*DATA SECTION*.
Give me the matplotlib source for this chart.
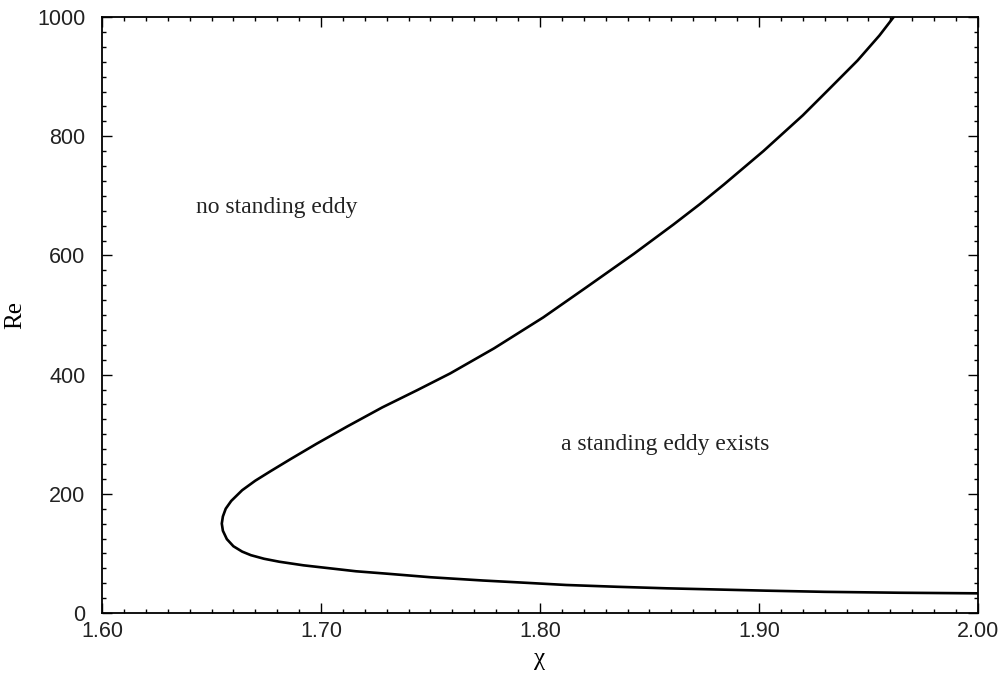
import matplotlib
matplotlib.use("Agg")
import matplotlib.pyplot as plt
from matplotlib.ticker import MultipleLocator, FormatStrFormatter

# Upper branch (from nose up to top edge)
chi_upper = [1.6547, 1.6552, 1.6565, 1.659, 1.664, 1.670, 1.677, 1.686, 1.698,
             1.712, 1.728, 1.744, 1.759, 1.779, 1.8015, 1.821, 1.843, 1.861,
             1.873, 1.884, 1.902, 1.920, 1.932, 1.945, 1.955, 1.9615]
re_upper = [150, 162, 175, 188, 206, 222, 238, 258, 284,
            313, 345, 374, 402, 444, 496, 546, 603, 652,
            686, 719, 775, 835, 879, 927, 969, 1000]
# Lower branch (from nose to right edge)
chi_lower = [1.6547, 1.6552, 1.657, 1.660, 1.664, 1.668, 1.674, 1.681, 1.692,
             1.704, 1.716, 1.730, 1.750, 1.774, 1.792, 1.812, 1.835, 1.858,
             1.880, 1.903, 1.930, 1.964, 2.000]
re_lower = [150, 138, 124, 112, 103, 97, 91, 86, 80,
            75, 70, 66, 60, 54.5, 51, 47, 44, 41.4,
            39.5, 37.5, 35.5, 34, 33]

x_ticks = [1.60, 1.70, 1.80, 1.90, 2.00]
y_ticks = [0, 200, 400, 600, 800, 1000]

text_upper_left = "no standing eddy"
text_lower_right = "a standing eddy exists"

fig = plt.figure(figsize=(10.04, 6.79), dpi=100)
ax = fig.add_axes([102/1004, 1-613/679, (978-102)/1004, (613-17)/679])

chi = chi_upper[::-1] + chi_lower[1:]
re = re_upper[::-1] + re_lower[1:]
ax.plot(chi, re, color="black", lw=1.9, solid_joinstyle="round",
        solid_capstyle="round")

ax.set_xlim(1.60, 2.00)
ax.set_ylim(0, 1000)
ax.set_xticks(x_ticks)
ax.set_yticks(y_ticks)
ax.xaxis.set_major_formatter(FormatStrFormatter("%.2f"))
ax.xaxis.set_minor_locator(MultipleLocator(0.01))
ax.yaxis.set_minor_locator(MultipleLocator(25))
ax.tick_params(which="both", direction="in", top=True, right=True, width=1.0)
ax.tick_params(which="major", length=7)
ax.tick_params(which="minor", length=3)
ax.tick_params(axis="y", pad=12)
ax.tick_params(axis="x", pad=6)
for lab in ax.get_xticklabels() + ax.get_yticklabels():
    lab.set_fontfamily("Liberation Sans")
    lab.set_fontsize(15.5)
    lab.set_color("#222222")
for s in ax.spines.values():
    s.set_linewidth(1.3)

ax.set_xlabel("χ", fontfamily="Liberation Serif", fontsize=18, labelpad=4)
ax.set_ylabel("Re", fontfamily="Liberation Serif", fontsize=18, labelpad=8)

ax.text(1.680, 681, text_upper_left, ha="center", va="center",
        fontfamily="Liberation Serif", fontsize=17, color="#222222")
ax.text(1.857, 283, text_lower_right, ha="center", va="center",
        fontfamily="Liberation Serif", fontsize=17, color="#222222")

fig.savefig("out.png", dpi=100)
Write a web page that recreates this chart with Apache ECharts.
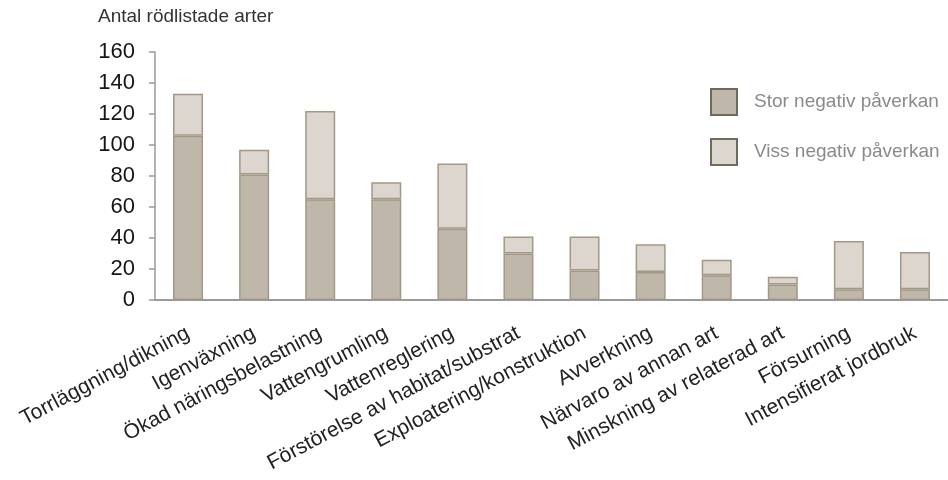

*GIVEN REQUEST*. Copy the records above exactly, leaving out every picture.

*TASK RESULT*.
Give me the matplotlib source for this chart.
import matplotlib
matplotlib.use("Agg")
import matplotlib.pyplot as plt
from matplotlib.ticker import MultipleLocator, FormatStrFormatter

# Upper branch (from nose up to top edge)
chi_upper = [1.6547, 1.6552, 1.6565, 1.659, 1.664, 1.670, 1.677, 1.686, 1.698,
             1.712, 1.728, 1.744, 1.759, 1.779, 1.8015, 1.821, 1.843, 1.861,
             1.873, 1.884, 1.902, 1.920, 1.932, 1.945, 1.955, 1.9615]
re_upper = [150, 162, 175, 188, 206, 222, 238, 258, 284,
            313, 345, 374, 402, 444, 496, 546, 603, 652,
            686, 719, 775, 835, 879, 927, 969, 1000]
# Lower branch (from nose to right edge)
chi_lower = [1.6547, 1.6552, 1.657, 1.660, 1.664, 1.668, 1.674, 1.681, 1.692,
             1.704, 1.716, 1.730, 1.750, 1.774, 1.792, 1.812, 1.835, 1.858,
             1.880, 1.903, 1.930, 1.964, 2.000]
re_lower = [150, 138, 124, 112, 103, 97, 91, 86, 80,
            75, 70, 66, 60, 54.5, 51, 47, 44, 41.4,
            39.5, 37.5, 35.5, 34, 33]

x_ticks = [1.60, 1.70, 1.80, 1.90, 2.00]
y_ticks = [0, 200, 400, 600, 800, 1000]

text_upper_left = "no standing eddy"
text_lower_right = "a standing eddy exists"

fig = plt.figure(figsize=(10.04, 6.79), dpi=100)
ax = fig.add_axes([102/1004, 1-613/679, (978-102)/1004, (613-17)/679])

chi = chi_upper[::-1] + chi_lower[1:]
re = re_upper[::-1] + re_lower[1:]
ax.plot(chi, re, color="black", lw=1.9, solid_joinstyle="round",
        solid_capstyle="round")

ax.set_xlim(1.60, 2.00)
ax.set_ylim(0, 1000)
ax.set_xticks(x_ticks)
ax.set_yticks(y_ticks)
ax.xaxis.set_major_formatter(FormatStrFormatter("%.2f"))
ax.xaxis.set_minor_locator(MultipleLocator(0.01))
ax.yaxis.set_minor_locator(MultipleLocator(25))
ax.tick_params(which="both", direction="in", top=True, right=True, width=1.0)
ax.tick_params(which="major", length=7)
ax.tick_params(which="minor", length=3)
ax.tick_params(axis="y", pad=12)
ax.tick_params(axis="x", pad=6)
for lab in ax.get_xticklabels() + ax.get_yticklabels():
    lab.set_fontfamily("Liberation Sans")
    lab.set_fontsize(15.5)
    lab.set_color("#222222")
for s in ax.spines.values():
    s.set_linewidth(1.3)

ax.set_xlabel("χ", fontfamily="Liberation Serif", fontsize=18, labelpad=4)
ax.set_ylabel("Re", fontfamily="Liberation Serif", fontsize=18, labelpad=8)

ax.text(1.680, 681, text_upper_left, ha="center", va="center",
        fontfamily="Liberation Serif", fontsize=17, color="#222222")
ax.text(1.857, 283, text_lower_right, ha="center", va="center",
        fontfamily="Liberation Serif", fontsize=17, color="#222222")

fig.savefig("out.png", dpi=100)
Write a web page that recreates this chart with Apache ECharts.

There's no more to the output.